As the waves pass into shallower water, they become steeper and unstable as more and more energy is pushed upward, finally to a point where the waves break in water depth at about 1.3 times the wave height.
A 6-foot wave will break in about 8 feet of water. A 20-foot wave in about 26 feet of water. A wave traveling over a gradual sloping ocean floor will become a crumbly, slow breaking wave. While a wave traveling over a steep ocean floor, such as a reef, will result in a faster, hollower breaking wave. As the waves move into shallower water, the speed and the wavelength decrease (the waves get slower and move closer together), but the swell period remains the same.

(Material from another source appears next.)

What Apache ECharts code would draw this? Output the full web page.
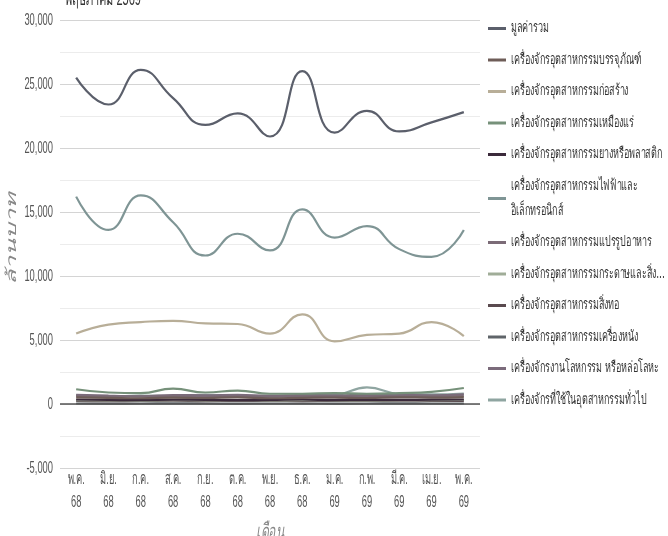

Waves focus most of their energy toward shallower water. When a wave drags its bottom over an uneven ocean floor, the portion of the wave dragging over shallower water slows down while the portion wave passing over deeper water maintains its speed. The part of the wave over deeper water begins to wrap or bend in toward the shallower water -- much the same as how waves wrap and bend around a point like Rincon or Malibu. This process is called refraction.
Deep-water canyons can greatly increase the size of waves as the portion of the swell moving faster over deep water bends in and converges with the portion of the swell over shallower water. This multiplies the energy in that part of the wave, causing it to grow into a larger breaking wave as it nears shore. The effects of a deep-water canyon just offshore
is often why we see huge waves along one stretch of beach, while maybe just a few hundred yards down the beach the waves are considerably smaller. This happens at spots such as Black's and El Porto in Southern California, and Maverick's in Northern California.
Remember, the longer the swell period, the more the waves will be affected by the ocean floor bathymetry, the more they will wrap into a spot and the more the waves will grow out of deep water.